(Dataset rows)
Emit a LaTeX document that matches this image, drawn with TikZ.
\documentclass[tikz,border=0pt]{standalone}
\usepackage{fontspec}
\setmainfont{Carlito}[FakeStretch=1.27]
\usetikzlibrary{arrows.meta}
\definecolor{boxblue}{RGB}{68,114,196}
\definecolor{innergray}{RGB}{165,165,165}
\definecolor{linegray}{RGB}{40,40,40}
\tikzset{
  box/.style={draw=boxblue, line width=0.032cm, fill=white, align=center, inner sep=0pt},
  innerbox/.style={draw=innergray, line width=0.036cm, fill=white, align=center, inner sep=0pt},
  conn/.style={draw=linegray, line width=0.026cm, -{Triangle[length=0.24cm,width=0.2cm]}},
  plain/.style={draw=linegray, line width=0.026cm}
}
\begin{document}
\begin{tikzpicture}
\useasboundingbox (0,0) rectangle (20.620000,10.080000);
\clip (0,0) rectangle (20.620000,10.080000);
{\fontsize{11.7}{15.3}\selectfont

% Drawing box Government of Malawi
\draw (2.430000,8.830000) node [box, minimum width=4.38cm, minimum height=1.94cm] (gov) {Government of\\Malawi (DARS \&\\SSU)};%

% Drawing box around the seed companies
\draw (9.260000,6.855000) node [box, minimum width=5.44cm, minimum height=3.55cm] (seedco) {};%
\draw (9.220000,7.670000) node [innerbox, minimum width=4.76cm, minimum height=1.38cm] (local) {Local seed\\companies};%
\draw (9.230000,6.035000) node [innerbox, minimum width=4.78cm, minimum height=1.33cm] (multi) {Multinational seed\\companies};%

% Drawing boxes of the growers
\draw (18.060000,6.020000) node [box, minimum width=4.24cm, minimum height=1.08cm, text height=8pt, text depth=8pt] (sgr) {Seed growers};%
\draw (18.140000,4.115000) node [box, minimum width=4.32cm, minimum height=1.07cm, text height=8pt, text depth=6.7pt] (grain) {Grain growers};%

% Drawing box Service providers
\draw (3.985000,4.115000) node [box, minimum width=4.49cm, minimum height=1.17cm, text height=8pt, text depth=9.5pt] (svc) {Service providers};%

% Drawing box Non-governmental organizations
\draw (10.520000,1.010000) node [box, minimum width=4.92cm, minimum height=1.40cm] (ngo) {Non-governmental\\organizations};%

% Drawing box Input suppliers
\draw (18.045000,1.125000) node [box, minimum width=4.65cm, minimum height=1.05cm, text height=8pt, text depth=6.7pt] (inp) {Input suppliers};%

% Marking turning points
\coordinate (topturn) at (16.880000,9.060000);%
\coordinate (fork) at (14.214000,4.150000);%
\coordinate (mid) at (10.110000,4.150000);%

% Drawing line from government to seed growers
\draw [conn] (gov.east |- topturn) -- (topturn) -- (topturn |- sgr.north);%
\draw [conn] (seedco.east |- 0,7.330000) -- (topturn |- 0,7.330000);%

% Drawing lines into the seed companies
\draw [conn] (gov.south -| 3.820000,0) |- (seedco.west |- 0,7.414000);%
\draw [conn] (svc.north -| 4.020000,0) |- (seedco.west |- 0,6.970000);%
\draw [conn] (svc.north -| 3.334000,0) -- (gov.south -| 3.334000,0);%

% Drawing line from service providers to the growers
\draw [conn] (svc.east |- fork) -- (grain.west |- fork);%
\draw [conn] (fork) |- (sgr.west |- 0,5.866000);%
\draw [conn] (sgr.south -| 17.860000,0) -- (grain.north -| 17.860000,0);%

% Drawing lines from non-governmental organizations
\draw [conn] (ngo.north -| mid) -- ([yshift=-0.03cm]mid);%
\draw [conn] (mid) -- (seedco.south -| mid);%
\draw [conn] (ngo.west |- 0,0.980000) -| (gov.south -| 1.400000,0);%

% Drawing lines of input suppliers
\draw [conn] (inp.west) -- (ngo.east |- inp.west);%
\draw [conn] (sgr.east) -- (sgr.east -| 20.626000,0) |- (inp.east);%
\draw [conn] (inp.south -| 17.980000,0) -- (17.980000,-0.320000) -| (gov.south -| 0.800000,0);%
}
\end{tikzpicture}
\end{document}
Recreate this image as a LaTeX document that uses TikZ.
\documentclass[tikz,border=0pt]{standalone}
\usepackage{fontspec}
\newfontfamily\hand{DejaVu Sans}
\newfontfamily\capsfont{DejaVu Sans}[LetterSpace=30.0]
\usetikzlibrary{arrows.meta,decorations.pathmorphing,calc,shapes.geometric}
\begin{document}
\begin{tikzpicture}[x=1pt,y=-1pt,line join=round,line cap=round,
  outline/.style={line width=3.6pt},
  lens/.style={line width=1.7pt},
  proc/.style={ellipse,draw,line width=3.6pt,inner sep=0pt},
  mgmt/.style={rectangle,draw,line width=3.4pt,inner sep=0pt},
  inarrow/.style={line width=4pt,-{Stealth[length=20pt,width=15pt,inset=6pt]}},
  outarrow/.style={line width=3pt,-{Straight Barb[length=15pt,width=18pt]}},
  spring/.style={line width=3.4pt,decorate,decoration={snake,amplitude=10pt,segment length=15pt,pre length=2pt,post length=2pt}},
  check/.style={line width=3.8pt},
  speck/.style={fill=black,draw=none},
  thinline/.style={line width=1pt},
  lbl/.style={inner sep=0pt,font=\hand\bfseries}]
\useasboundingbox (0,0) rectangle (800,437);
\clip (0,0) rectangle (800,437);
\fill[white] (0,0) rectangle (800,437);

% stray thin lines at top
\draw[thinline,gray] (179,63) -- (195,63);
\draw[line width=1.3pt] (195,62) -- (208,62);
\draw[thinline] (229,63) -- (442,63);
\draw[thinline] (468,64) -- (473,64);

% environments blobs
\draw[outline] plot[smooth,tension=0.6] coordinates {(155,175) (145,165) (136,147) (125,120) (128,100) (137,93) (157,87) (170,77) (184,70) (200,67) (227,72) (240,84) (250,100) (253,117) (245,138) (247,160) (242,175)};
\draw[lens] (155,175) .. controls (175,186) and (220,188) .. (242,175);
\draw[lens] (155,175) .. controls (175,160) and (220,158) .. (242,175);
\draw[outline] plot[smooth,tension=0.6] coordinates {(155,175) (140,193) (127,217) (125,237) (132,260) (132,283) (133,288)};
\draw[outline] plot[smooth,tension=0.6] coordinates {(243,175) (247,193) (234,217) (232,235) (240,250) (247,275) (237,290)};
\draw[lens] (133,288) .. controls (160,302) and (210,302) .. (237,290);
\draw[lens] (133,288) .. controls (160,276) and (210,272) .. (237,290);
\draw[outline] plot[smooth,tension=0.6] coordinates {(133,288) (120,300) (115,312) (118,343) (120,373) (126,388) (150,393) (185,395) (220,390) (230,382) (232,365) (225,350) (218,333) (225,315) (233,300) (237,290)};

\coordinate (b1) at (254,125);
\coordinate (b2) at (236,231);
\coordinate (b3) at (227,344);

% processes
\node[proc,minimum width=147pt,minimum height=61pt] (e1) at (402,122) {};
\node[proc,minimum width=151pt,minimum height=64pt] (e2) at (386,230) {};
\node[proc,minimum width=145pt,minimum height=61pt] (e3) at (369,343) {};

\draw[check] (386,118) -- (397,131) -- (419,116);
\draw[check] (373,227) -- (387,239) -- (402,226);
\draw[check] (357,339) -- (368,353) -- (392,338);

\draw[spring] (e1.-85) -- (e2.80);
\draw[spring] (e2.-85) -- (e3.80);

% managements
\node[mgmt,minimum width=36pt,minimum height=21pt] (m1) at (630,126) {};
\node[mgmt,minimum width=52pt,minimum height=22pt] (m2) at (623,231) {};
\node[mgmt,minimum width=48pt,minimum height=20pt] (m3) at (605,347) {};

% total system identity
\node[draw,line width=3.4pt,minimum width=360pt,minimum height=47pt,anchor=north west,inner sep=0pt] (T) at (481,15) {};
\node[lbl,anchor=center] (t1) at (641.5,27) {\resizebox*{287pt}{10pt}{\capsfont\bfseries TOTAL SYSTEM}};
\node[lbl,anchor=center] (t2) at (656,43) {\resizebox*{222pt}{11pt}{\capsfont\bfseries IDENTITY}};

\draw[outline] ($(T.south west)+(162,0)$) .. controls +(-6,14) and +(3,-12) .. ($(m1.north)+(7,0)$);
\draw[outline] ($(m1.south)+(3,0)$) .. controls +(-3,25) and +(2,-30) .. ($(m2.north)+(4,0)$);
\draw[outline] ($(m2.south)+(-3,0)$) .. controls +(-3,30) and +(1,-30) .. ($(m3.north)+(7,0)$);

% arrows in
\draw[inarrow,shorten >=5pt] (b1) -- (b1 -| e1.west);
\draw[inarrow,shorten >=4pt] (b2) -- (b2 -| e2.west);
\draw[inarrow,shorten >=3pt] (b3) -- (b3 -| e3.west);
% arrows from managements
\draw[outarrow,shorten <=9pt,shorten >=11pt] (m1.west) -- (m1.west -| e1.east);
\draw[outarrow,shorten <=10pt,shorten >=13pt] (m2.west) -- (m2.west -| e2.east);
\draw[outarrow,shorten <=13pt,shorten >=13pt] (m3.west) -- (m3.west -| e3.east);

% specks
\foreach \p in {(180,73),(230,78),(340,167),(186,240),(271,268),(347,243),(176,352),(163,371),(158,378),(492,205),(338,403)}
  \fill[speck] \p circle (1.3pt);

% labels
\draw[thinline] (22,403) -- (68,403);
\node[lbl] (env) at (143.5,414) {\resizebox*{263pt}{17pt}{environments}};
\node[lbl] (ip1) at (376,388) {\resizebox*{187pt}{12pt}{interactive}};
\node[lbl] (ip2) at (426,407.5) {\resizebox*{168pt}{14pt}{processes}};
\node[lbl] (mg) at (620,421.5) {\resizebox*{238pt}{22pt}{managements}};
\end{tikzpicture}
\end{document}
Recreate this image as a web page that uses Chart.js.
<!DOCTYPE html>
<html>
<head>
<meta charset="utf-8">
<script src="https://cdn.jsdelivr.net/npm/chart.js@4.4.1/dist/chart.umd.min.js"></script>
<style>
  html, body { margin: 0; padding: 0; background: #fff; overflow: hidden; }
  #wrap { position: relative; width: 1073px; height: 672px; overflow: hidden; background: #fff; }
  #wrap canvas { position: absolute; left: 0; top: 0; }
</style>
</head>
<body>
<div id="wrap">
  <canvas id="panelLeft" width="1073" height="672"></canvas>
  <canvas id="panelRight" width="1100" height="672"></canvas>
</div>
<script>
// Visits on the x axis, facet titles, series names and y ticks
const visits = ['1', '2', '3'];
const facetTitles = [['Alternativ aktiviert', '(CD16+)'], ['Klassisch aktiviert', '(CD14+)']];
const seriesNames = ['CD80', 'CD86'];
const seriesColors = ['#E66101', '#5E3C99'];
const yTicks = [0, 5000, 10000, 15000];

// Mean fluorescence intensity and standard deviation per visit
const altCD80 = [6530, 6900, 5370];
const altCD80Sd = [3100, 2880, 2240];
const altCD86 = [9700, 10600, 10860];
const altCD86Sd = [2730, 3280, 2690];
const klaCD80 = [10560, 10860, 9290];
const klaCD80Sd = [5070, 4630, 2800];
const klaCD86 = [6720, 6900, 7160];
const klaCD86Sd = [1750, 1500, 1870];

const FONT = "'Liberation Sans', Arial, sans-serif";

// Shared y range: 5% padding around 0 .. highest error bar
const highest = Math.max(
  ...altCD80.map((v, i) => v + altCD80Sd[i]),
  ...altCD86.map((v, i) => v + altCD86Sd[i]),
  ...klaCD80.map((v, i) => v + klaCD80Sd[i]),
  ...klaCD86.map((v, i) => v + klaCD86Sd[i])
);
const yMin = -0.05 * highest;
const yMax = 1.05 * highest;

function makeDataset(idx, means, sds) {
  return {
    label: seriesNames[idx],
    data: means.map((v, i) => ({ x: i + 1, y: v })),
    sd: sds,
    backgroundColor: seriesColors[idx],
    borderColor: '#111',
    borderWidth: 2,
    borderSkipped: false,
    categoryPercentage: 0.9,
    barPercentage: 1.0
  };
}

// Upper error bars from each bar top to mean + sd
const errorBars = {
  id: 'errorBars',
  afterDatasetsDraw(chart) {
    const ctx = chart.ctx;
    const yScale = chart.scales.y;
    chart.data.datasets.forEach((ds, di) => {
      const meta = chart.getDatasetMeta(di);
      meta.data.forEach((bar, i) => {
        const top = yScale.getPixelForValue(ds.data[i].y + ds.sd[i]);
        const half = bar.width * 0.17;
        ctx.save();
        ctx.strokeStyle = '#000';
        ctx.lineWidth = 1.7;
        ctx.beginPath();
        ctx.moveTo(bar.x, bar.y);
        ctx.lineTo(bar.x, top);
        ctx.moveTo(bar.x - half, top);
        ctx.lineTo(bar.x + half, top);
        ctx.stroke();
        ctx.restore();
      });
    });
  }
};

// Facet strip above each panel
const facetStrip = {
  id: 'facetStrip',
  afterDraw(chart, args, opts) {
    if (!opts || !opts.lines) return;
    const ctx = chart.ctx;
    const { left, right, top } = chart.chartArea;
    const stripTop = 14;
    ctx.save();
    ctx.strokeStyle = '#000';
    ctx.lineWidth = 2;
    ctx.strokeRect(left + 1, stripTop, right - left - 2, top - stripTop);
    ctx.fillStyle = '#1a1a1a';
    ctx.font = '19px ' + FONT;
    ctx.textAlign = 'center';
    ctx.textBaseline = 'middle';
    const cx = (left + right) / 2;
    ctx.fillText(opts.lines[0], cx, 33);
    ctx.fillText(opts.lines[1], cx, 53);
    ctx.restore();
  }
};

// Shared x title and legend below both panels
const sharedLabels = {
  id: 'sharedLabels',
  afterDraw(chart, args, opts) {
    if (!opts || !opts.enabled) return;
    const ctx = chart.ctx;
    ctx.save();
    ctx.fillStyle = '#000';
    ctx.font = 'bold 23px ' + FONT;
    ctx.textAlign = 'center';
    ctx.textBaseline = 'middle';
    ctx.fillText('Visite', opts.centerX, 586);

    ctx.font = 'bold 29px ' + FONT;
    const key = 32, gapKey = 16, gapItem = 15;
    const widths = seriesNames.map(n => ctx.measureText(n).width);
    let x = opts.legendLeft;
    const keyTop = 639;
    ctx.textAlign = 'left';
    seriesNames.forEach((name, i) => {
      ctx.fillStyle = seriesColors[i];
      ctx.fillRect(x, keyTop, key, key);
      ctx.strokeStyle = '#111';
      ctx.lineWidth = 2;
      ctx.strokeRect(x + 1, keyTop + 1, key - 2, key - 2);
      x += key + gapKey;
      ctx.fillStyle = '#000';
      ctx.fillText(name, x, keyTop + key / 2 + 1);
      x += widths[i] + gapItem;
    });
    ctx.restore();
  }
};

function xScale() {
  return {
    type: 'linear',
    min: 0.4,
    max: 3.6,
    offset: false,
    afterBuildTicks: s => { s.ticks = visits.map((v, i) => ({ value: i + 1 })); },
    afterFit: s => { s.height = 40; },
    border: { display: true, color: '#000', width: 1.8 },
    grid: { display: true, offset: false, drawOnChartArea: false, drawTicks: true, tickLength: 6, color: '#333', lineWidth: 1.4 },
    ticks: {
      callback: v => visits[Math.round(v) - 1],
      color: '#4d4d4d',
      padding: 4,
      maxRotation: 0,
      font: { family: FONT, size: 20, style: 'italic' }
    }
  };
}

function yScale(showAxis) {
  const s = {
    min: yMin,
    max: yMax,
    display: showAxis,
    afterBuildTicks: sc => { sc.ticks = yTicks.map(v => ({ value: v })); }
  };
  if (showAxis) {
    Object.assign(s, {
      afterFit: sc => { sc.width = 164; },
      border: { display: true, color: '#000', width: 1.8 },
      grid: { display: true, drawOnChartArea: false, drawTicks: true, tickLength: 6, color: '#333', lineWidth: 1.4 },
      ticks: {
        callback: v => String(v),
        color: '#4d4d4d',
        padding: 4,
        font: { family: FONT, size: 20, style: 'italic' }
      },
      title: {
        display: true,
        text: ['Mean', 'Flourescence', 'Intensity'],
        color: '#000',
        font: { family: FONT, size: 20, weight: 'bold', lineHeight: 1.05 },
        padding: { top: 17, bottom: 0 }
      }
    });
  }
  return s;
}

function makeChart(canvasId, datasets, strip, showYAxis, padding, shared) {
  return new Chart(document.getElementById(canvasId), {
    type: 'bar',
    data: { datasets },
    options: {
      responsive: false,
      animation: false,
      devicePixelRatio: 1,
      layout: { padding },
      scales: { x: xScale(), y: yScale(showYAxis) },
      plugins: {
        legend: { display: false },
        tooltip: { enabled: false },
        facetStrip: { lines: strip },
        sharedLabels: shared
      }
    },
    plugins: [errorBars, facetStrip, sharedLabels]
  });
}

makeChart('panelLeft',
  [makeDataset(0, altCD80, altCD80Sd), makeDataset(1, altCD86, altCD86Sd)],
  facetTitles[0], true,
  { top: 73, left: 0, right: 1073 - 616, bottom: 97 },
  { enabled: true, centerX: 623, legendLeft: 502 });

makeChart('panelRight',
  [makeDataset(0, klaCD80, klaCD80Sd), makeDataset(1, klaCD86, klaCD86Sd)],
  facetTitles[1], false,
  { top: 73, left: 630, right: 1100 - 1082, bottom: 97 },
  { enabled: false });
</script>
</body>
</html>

§ WRITTEN TASK
What are the exact lines from the beginning of the material through the line containing "minimum width=4.38cm, minimum"? Write out those lines alone.

§ SOLVED PROBLEM
Emit a LaTeX document that matches this image, drawn with TikZ.
\documentclass[tikz,border=0pt]{standalone}
\usepackage{fontspec}
\setmainfont{Carlito}[FakeStretch=1.27]
\usetikzlibrary{arrows.meta}
\definecolor{boxblue}{RGB}{68,114,196}
\definecolor{innergray}{RGB}{165,165,165}
\definecolor{linegray}{RGB}{40,40,40}
\tikzset{
  box/.style={draw=boxblue, line width=0.032cm, fill=white, align=center, inner sep=0pt},
  innerbox/.style={draw=innergray, line width=0.036cm, fill=white, align=center, inner sep=0pt},
  conn/.style={draw=linegray, line width=0.026cm, -{Triangle[length=0.24cm,width=0.2cm]}},
  plain/.style={draw=linegray, line width=0.026cm}
}
\begin{document}
\begin{tikzpicture}
\useasboundingbox (0,0) rectangle (20.620000,10.080000);
\clip (0,0) rectangle (20.620000,10.080000);
{\fontsize{11.7}{15.3}\selectfont

% Drawing box Government of Malawi
\draw (2.430000,8.830000) node [box, minimum width=4.38cm, minimum height=1.94cm] (gov) {Government of\\Malawi (DARS \&\\SSU)};%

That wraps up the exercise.